On Monday, I wrote about how tightening liquidity hurts the riskiest assets first and most.
Some crypto guys also wrote, in an extremely long X.com post, about liquidity driving crypto. I’ll link to the post (just click on the image), but it’s too long to include the whole thing.
Luckily, someone in the comments used Google’s new AI to turn it into a single image.
The argument is basically there is a massive, constant, deflationary pressure that’s caused by the growing stock of global debt. The only way to deal with this deflationary pressure is to create more debt, and the only way to deal with this debt is to print money to monetize the debt. This printed money is, by definition, liquidity, and this liquidity goes into assets. They take the argument further to imply that the asset that benefits the most is bitcoin because bitcoin is the debasement-proof currency of the coming new monetary system, but I think bitcoin probably benefits because it’s farther out on that risk curve I drew on Monday.
The interesting thing is that, based on their formulation, if there were to be big productivity growth, there would be big GDP growth without an accompanying increase in debt. If you play this through their system, there would not need to be an increase in liquidity stemming from an increase in monetization of that debt, which, presumably, would be bad for bitcoin.

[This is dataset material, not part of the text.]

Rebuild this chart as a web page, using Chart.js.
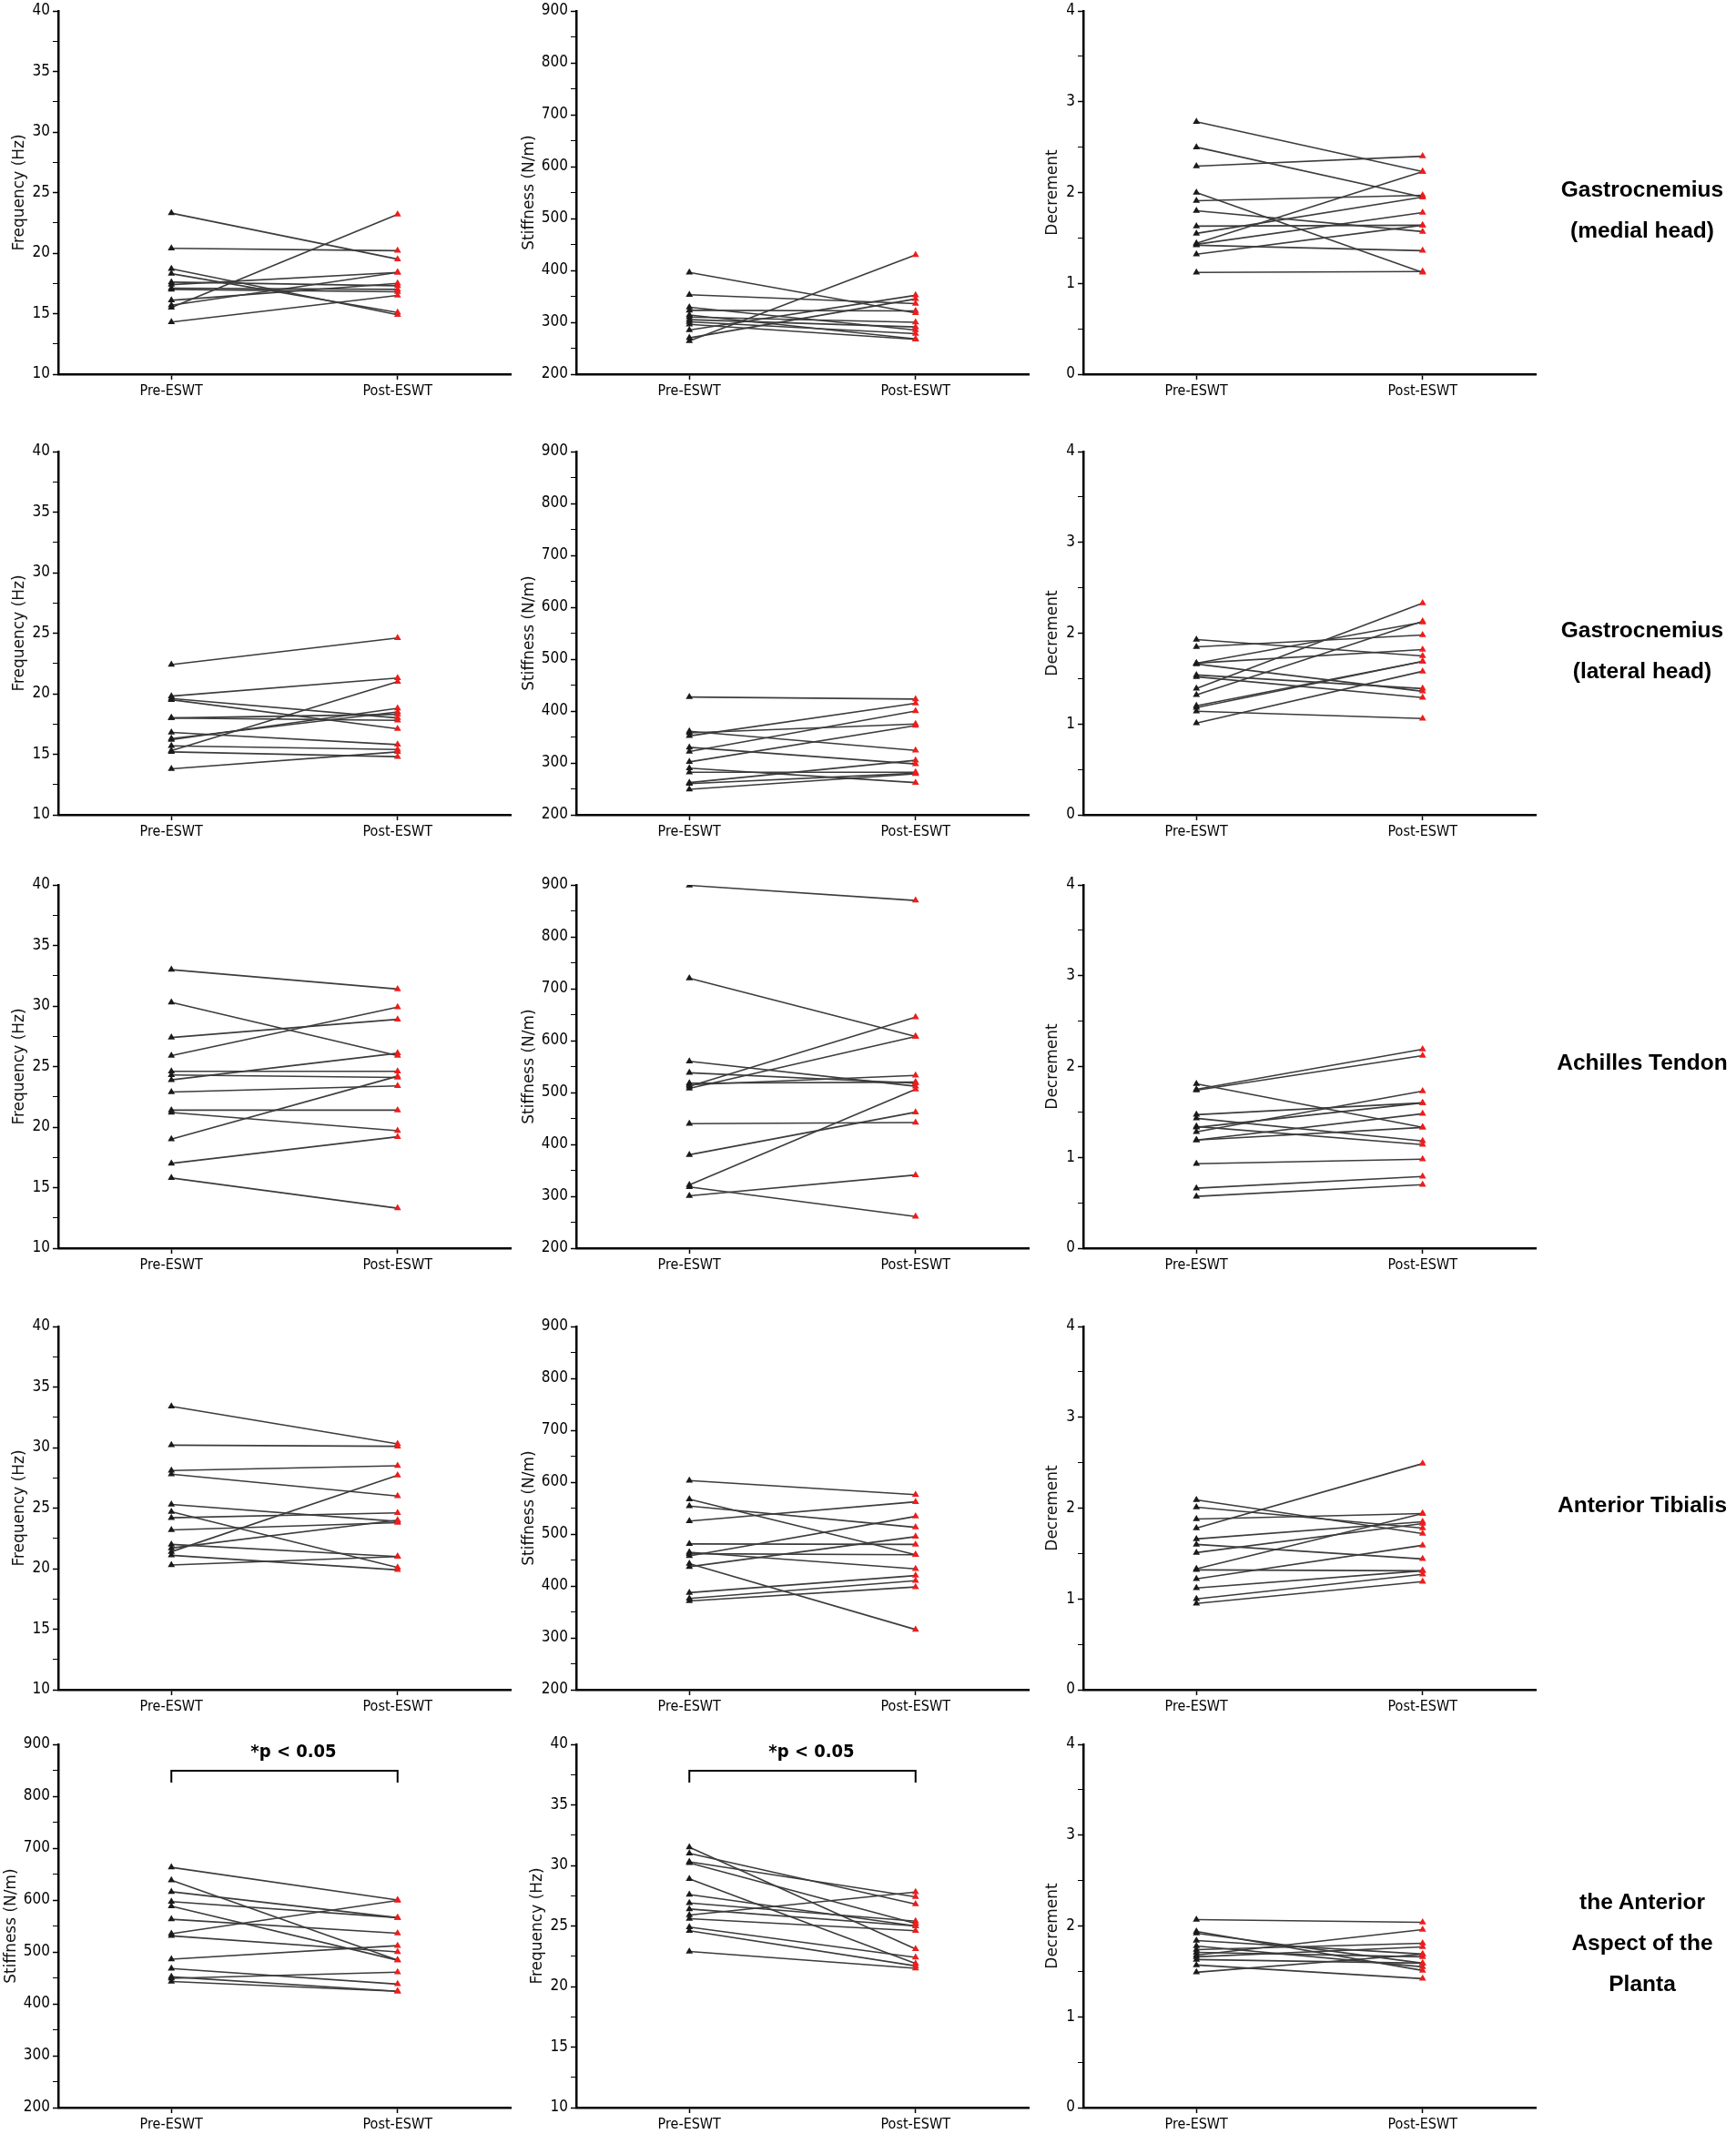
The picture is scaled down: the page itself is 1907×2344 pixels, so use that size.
<!DOCTYPE html>
<html lang="en">
<head>
<meta charset="UTF-8">
<title>Myoton parameters before and after ESWT</title>
<script src="https://cdn.jsdelivr.net/npm/chart.js"></script>
<style>
  body { margin: 0; background: #fff; }
  #page { position: relative; width: 1907px; height: 2344px; overflow: hidden; }
  #page canvas { position: absolute; }
  .muscle {
    position: absolute; width: 260px; text-align: center; color: #000;
    font: bold 24.5px 'Liberation Sans', Arial, sans-serif; line-height: 45px;
    transform: translate(-50%, -50%);
  }
</style>
</head>
<body>
<div id="page"></div>
<script>
// x categories and y tick sets
const groups = ['Pre-ESWT', 'Post-ESWT'];
const freqTicks = [10, 15, 20, 25, 30, 35, 40];
const stiffTicks = [200, 300, 400, 500, 600, 700, 800, 900];
const decrTicks = [0, 1, 2, 3, 4];
const sigText = '*p < 0.05';

// Gastrocnemius (medial head)
const medFreqPre   = [23.3, 20.4, 18.7, 18.3, 17.6, 17.4, 17.1, 17.0, 16.1, 15.7, 15.5, 14.3];
const medFreqPost  = [19.5, 20.2, 14.9, 15.1, 17.3, 18.4, 17.0, 16.8, 17.5, 18.4, 23.2, 16.5];
const medStiffPre  = [396, 353, 329, 323, 314, 305, 301, 296, 285, 270, 264, 310];
const medStiffPost = [318, 336, 285, 322, 268, 291, 278, 267, 352, 345, 430, 300];
const medDecrPre   = [2.78, 2.50, 2.29, 2.00, 1.91, 1.80, 1.63, 1.55, 1.44, 1.43, 1.42, 1.32, 1.12];
const medDecrPost  = [2.23, 1.95, 2.40, 1.12, 1.97, 1.57, 1.64, 1.95, 2.23, 1.78, 1.36, 1.64, 1.13];

// Gastrocnemius (lateral head)
const latFreqPre   = [22.4, 19.8, 19.6, 19.5, 18.0, 18.0, 16.8, 16.3, 16.2, 15.7, 15.3, 15.2, 13.8];
const latFreqPost  = [24.6, 21.3, 18.0, 17.1, 18.3, 17.8, 15.8, 18.5, 18.8, 15.4, 21.0, 14.8, 15.2];
const latStiffPre  = [427, 352, 358, 361, 330, 322, 302, 290, 282, 262, 260, 249];
const latStiffPost = [423, 415, 375, 324, 298, 400, 372, 262, 282, 305, 280, 279];
const latDecrPre   = [1.93, 1.85, 1.67, 1.67, 1.66, 1.54, 1.52, 1.39, 1.32, 1.20, 1.18, 1.14, 1.01];
const latDecrPost  = [1.75, 1.98, 2.12, 1.82, 1.36, 1.39, 1.29, 2.33, 2.13, 1.69, 1.69, 1.06, 1.58];

// Achilles tendon
const achFreqPre   = [33.0, 30.3, 27.4, 25.9, 23.9, 24.6, 24.3, 22.9, 21.4, 21.2, 19.0, 17.0, 15.8];
const achFreqPost  = [31.4, 25.9, 28.9, 29.9, 26.1, 24.6, 24.1, 23.4, 21.4, 19.7, 24.2, 19.2, 13.3];
const achStiffPre  = [899, 720, 560, 538, 512, 508, 515, 518, 440, 380, 322, 318, 301];
const achStiffPost = [870, 608, 512, 518, 645, 608, 533, 520, 442, 462, 506, 261, 341];
const achDecrPre   = [1.75, 1.74, 1.81, 1.47, 1.43, 1.34, 1.28, 1.33, 1.19, 1.19, 0.93, 0.66, 0.57];
const achDecrPost  = [2.19, 2.12, 1.33, 1.60, 1.18, 1.14, 1.73, 1.60, 1.48, 1.33, 0.98, 0.79, 0.70];

// Anterior tibialis
const tibFreqPre   = [33.4, 30.2, 28.1, 27.8, 25.3, 24.7, 24.2, 23.2, 21.4, 21.7, 22.0, 21.1, 20.3];
const tibFreqPost  = [30.3, 30.1, 28.5, 26.0, 23.9, 20.1, 24.6, 23.8, 27.7, 24.0, 21.0, 19.9, 21.0];
const tibStiffPre  = [603, 567, 554, 525, 481, 458, 462, 465, 443, 437, 387, 376, 371];
const tibStiffPost = [576, 460, 513, 562, 480, 534, 460, 433, 316, 495, 420, 410, 398];
const tibDecrPre   = [2.09, 2.01, 1.88, 1.78, 1.66, 1.60, 1.51, 1.33, 1.32, 1.22, 1.12, 1.00, 0.95];
const tibDecrPost  = [1.72, 1.78, 1.94, 2.49, 1.85, 1.44, 1.83, 1.94, 1.31, 1.59, 1.31, 1.27, 1.19];

// Anterior aspect of the planta (stiffness first, then frequency)
const plaStiffPre  = [663, 638, 616, 597, 588, 563, 535, 531, 486, 468, 452, 449, 443];
const plaStiffPost = [600, 484, 566, 566, 484, 536, 599, 500, 512, 438, 424, 461, 424];
const plaFreqPre   = [31.5, 31.0, 30.3, 30.2, 28.9, 27.6, 26.9, 26.4, 25.9, 25.6, 24.9, 24.6, 22.9];
const plaFreqPost  = [23.1, 26.8, 27.4, 25.2, 21.9, 25.0, 25.4, 25.0, 27.8, 24.6, 22.4, 21.7, 21.5];
const plaDecrPre   = [2.07, 1.94, 1.92, 1.84, 1.78, 1.74, 1.71, 1.68, 1.63, 1.57, 1.49, 1.66];
const plaDecrPost  = [2.04, 1.51, 1.59, 1.69, 1.55, 1.81, 1.66, 1.96, 1.59, 1.42, 1.69, 1.77];

const FREQ = 'Frequency (Hz)', STIFF = 'Stiffness (N/m)', DECR = 'Decrement';

const rows = [
  { label: ['Gastrocnemius', '(medial head)'], labelY: 230, panels: [
    [FREQ, freqTicks, medFreqPre, medFreqPost], [STIFF, stiffTicks, medStiffPre, medStiffPost], [DECR, decrTicks, medDecrPre, medDecrPost]] },
  { label: ['Gastrocnemius', '(lateral head)'], labelY: 714, panels: [
    [FREQ, freqTicks, latFreqPre, latFreqPost], [STIFF, stiffTicks, latStiffPre, latStiffPost], [DECR, decrTicks, latDecrPre, latDecrPost]] },
  { label: ['Achilles Tendon'], labelY: 1166, panels: [
    [FREQ, freqTicks, achFreqPre, achFreqPost], [STIFF, stiffTicks, achStiffPre, achStiffPost], [DECR, decrTicks, achDecrPre, achDecrPost]] },
  { label: ['Anterior Tibialis'], labelY: 1652, panels: [
    [FREQ, freqTicks, tibFreqPre, tibFreqPost], [STIFF, stiffTicks, tibStiffPre, tibStiffPost], [DECR, decrTicks, tibDecrPre, tibDecrPost]] },
  { label: ['the Anterior', 'Aspect of the', 'Planta'], labelY: 2133, panels: [
    [STIFF, stiffTicks, plaStiffPre, plaStiffPost, sigText], [FREQ, freqTicks, plaFreqPre, plaFreqPost, sigText], [DECR, decrTicks, plaDecrPre, plaDecrPost]] }
];

// page geometry
const rowTops = [12, 496, 972, 1457, 1916];
const colAxisX = [64, 633, 1190];
const PLOT_W = 497, PLOT_H = 399;
const PRE_X = 1, POST_X = 3;
const PRE_COLOR = '#1a1a1a', POST_COLOR = '#ee1c1c', LINE_COLOR = '#3c3c3c';
const NARROW = "'Liberation Sans Narrow', 'Arial Narrow', 'DejaVu Sans Condensed', 'Liberation Sans', sans-serif";

// bracket + label for the significant comparisons
const sigBracket = {
  id: 'sigBracket',
  afterDatasetsDraw(chart, args, opts) {
    if (!opts.text) return;
    const { ctx, chartArea, scales } = chart;
    const x1 = scales.x.getPixelForValue(PRE_X), x2 = scales.x.getPixelForValue(POST_X);
    const yBar = chartArea.top + 29, yLeg = chartArea.top + 42;
    ctx.save();
    ctx.strokeStyle = '#000';
    ctx.lineWidth = 2;
    ctx.beginPath();
    ctx.moveTo(x1, yLeg); ctx.lineTo(x1, yBar); ctx.lineTo(x2, yBar); ctx.lineTo(x2, yLeg);
    ctx.stroke();
    ctx.fillStyle = '#000';
    ctx.font = 'bold 20px ' + NARROW;
    ctx.textAlign = 'center';
    ctx.textBaseline = 'middle';
    ctx.fillText(opts.text, (x1 + x2) / 2 + 10, chartArea.top + 9);
    ctx.restore();
  }
};

const page = document.getElementById('page');

function addPanel(axisX, plotTop, title, majors, pre, post, sig) {
  const labelLen = String(majors[majors.length - 1]).length;
  const gap = 25 + 9 * labelLen;      // distance from axis to title centre
  const W = gap + 10;                 // y scale box width
  const padTop = 22, xH = 44, padR = 8;
  const canvas = document.createElement('canvas');
  canvas.width = W + PLOT_W + padR;
  canvas.height = padTop + PLOT_H + xH;
  canvas.style.left = (axisX - W) + 'px';
  canvas.style.top = (plotTop - padTop) + 'px';
  page.appendChild(canvas);

  const step = majors[1] - majors[0];
  const yTicks = [];
  for (let i = 0; i < majors.length; i++) {
    yTicks.push({ value: majors[i] });
    if (i < majors.length - 1) yTicks.push({ value: majors[i] + step / 2 });
  }

  const datasets = pre.map((v, i) => ({
    data: [{ x: PRE_X, y: v }, { x: POST_X, y: post[i] }],
    borderColor: LINE_COLOR,
    borderWidth: 1.6,
    pointStyle: 'triangle',
    pointRadius: 4.5,
    pointBackgroundColor: [PRE_COLOR, POST_COLOR],
    pointBorderColor: [PRE_COLOR, POST_COLOR],
    pointBorderWidth: 0
  }));

  new Chart(canvas, {
    type: 'line',
    data: { datasets },
    options: {
      responsive: false,
      animation: false,
      devicePixelRatio: 1,
      layout: { padding: { top: padTop, right: padR, left: 0, bottom: 0 } },
      plugins: { legend: { display: false }, tooltip: { enabled: false }, sigBracket: { text: sig } },
      scales: {
        x: {
          type: 'linear', min: 0, max: 4,
          afterBuildTicks: s => { s.ticks = [{ value: PRE_X }, { value: POST_X }]; },
          afterFit: s => { s.height = xH; },
          border: { color: '#000', width: 2.5 },
          grid: { drawOnChartArea: false, drawTicks: true, tickLength: 6, tickColor: '#000', tickWidth: 1.5 },
          ticks: {
            autoSkip: false, maxRotation: 0, padding: 3, color: '#000',
            font: { family: NARROW, size: 16 },
            callback: v => v === PRE_X ? groups[0] : (v === POST_X ? groups[1] : '')
          }
        },
        y: {
          min: majors[0], max: majors[majors.length - 1],
          afterBuildTicks: s => { s.ticks = yTicks.map(t => ({ value: t.value })); },
          afterFit: s => { s.width = W; },
          border: { color: '#000', width: 2.5 },
          grid: {
            drawOnChartArea: false, drawTicks: true, tickLength: 6, tickColor: '#000',
            tickWidth: c => (majors.includes(c.tick.value) ? 1.5 : 1)
          },
          ticks: {
            autoSkip: false, padding: 3, color: '#000',
            font: { family: NARROW, size: 17 },
            callback: v => (majors.includes(v) ? String(v) : '')
          },
          title: {
            display: true, text: title, color: '#111',
            font: { family: "'DejaVu Sans', Verdana, sans-serif", size: 17 },
            padding: { top: 0, bottom: 0 }
          }
        }
      }
    },
    plugins: [sigBracket]
  });
}

rows.forEach((row, r) => {
  row.panels.forEach((p, c) => addPanel(colAxisX[c], rowTops[r], p[0], p[1], p[2], p[3], p[4]));
  const div = document.createElement('div');
  div.className = 'muscle';
  div.style.left = '1804px';
  div.style.top = row.labelY + 'px';
  div.innerHTML = row.label.join('<br>');
  page.appendChild(div);
});
</script>
</body>
</html>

I’ve highlighted before that Bitcoin trades like a levered Nasdaq:
Enter private market assets. Crypto might be that highly volatile, highly correlated asset.
But in this scenario, if the big productivity boost is coming from AI, those two assets would probably diverge.
I think I’m going to leave it at liquidity flows into risky assets and makes them go up; the grand theories of Bitcoin sound pretty good, but might overstate their case a little.